§ REQUEST: Look through the records below and collect all lines that hold the string "document".

§ RECORDS FOR THIS TASK:

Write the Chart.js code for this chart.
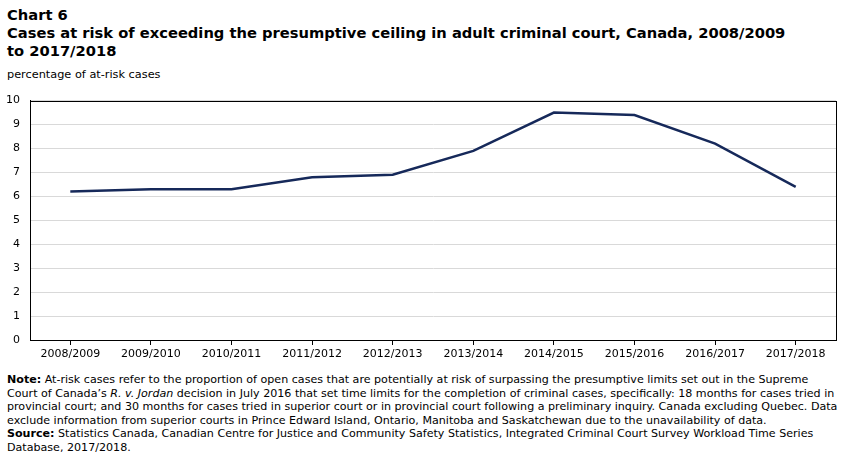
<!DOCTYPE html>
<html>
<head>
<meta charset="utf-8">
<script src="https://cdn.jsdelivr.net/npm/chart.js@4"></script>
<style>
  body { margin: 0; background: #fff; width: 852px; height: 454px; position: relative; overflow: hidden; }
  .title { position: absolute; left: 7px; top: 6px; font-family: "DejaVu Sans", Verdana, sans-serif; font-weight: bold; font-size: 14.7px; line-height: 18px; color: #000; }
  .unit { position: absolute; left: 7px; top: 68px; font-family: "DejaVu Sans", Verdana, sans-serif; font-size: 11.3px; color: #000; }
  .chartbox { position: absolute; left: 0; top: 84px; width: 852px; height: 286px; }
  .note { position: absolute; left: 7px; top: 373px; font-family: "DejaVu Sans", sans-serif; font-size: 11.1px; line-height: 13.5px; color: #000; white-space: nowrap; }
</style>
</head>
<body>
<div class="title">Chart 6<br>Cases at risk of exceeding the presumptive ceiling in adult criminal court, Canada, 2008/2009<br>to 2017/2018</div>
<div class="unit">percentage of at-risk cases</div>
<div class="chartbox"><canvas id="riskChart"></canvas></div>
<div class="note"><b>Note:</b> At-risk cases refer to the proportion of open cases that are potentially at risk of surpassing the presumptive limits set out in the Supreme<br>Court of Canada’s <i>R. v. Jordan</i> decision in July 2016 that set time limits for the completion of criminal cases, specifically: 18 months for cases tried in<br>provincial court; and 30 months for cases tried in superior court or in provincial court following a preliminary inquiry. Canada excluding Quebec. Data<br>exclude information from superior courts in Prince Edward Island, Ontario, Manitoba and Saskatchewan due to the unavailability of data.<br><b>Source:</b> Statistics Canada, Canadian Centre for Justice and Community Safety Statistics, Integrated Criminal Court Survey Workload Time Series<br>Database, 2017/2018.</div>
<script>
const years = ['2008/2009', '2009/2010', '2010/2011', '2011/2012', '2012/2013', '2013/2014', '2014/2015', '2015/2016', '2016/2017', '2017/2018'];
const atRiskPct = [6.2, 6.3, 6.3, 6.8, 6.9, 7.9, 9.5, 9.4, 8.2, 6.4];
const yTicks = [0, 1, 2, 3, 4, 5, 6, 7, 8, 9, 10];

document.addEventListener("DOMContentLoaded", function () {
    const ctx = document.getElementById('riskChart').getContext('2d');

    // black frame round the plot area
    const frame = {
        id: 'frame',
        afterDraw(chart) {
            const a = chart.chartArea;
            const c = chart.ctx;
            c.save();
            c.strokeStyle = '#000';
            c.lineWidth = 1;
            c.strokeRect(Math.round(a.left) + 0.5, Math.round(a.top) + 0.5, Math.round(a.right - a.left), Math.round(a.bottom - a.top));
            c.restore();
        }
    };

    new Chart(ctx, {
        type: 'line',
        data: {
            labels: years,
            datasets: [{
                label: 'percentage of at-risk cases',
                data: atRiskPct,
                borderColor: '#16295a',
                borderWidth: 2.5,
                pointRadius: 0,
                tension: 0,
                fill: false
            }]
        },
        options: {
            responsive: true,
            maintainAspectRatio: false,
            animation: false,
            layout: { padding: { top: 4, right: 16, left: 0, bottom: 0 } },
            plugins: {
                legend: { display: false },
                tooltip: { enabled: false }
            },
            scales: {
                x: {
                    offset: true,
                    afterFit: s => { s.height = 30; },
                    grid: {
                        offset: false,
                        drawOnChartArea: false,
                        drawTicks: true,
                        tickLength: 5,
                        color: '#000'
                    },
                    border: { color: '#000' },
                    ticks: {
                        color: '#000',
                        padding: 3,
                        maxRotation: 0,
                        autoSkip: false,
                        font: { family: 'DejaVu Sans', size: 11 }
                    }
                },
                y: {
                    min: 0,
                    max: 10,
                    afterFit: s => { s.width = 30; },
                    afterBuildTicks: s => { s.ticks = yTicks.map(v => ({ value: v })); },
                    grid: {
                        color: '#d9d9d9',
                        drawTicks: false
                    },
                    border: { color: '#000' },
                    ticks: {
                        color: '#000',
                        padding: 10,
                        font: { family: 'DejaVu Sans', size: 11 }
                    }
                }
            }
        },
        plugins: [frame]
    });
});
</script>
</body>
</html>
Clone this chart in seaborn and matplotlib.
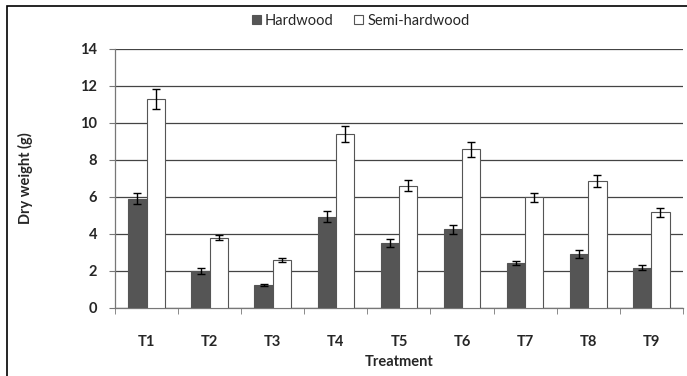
...
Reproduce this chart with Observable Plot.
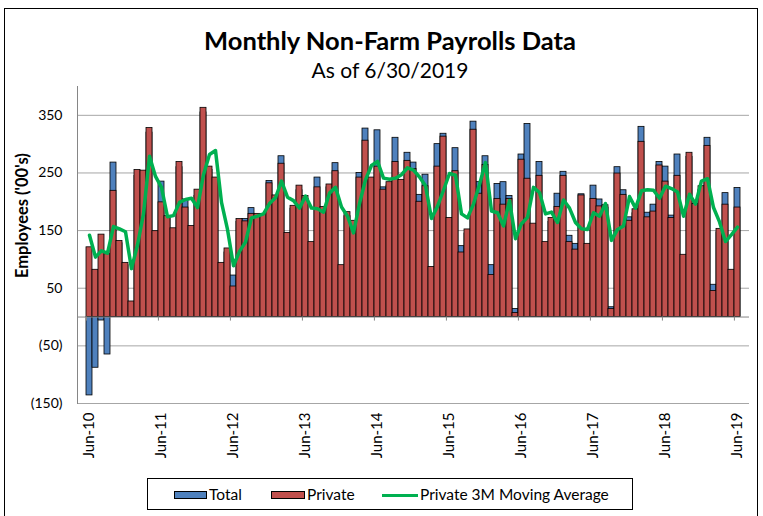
---
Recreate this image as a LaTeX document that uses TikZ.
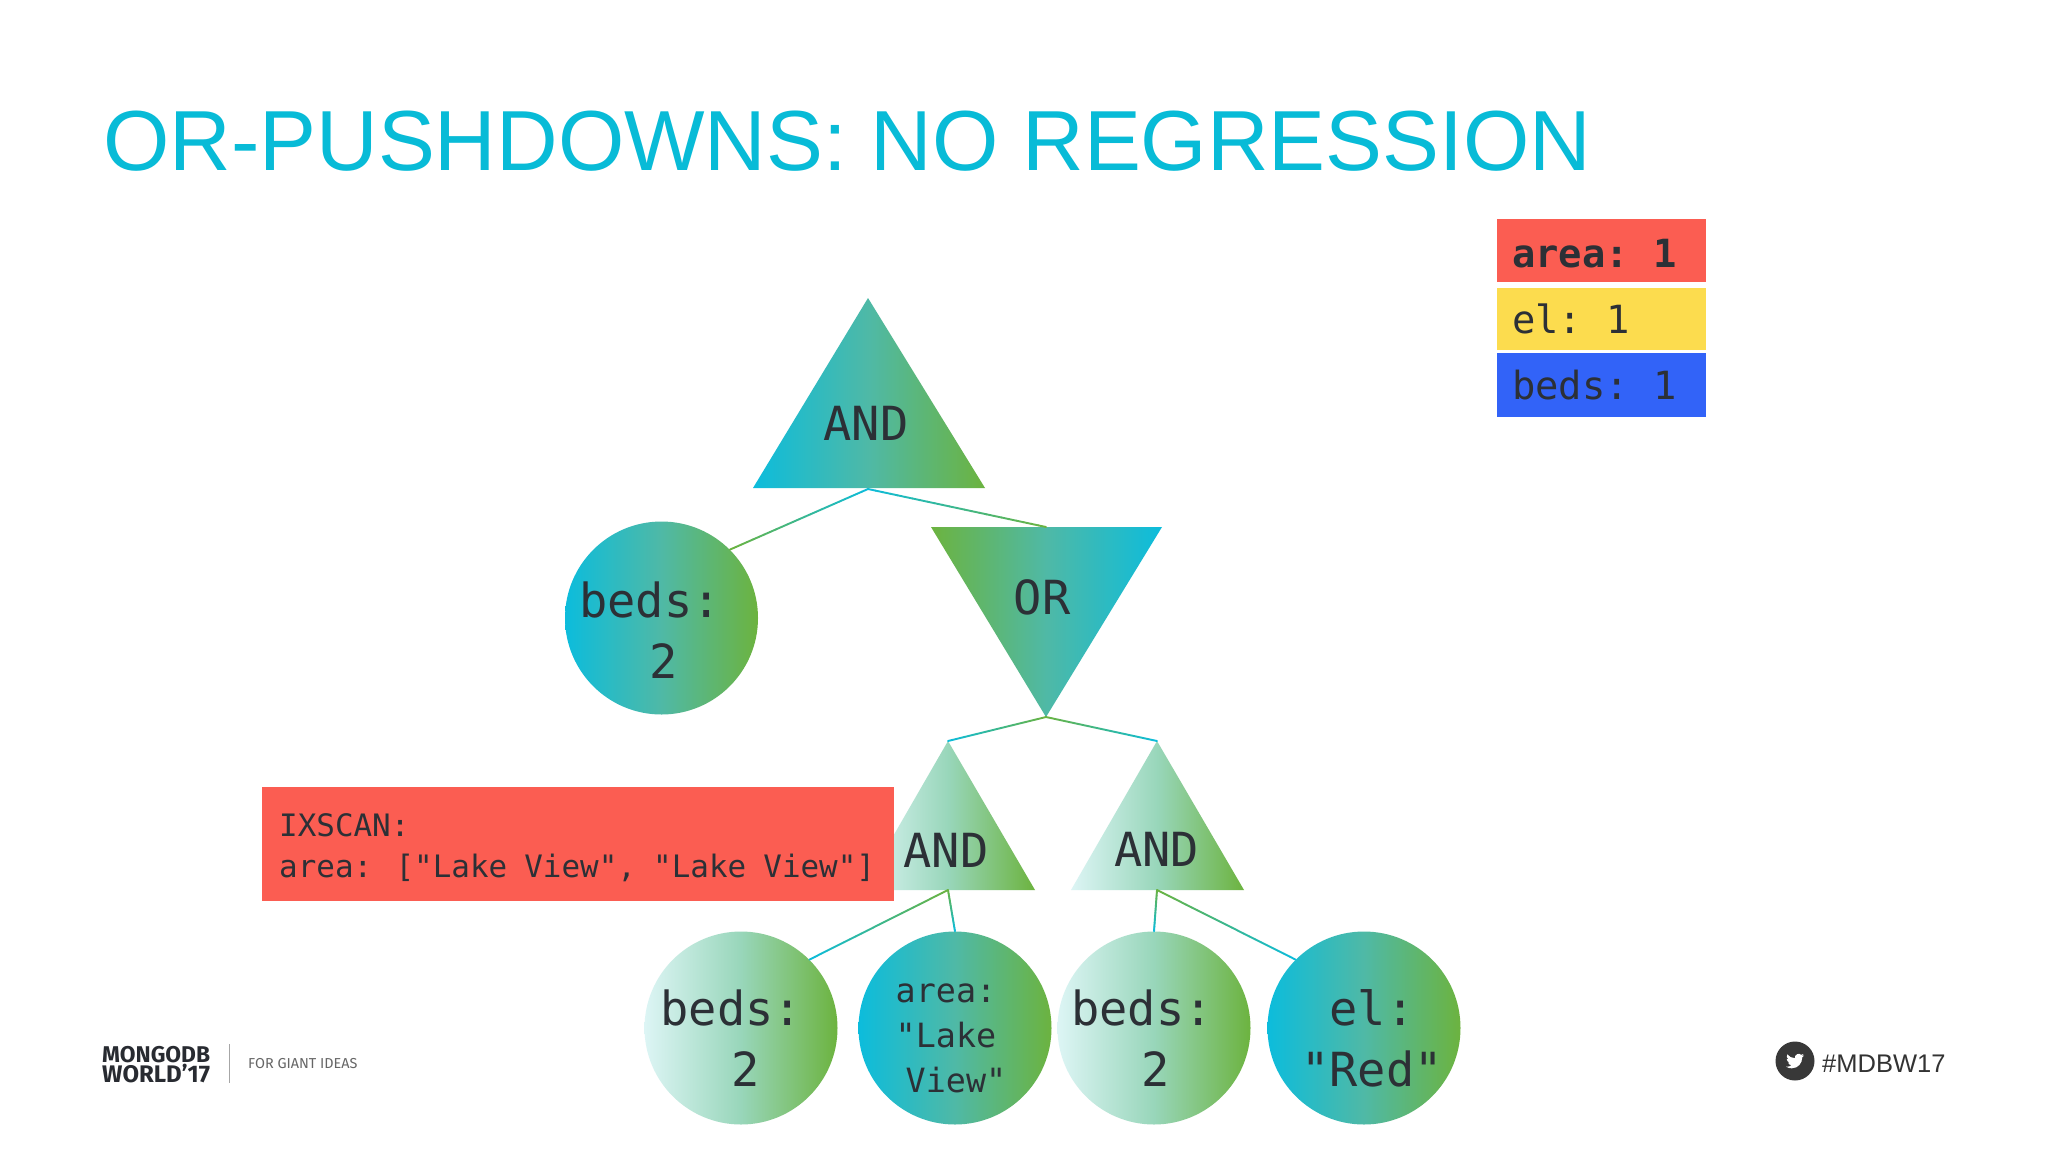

§ RESPONSE:
document.addEventListener("DOMContentLoaded", function () {
    const ctx = document.getElementById('riskChart').getContext('2d');
Recreate this image as a LaTeX document that uses TikZ.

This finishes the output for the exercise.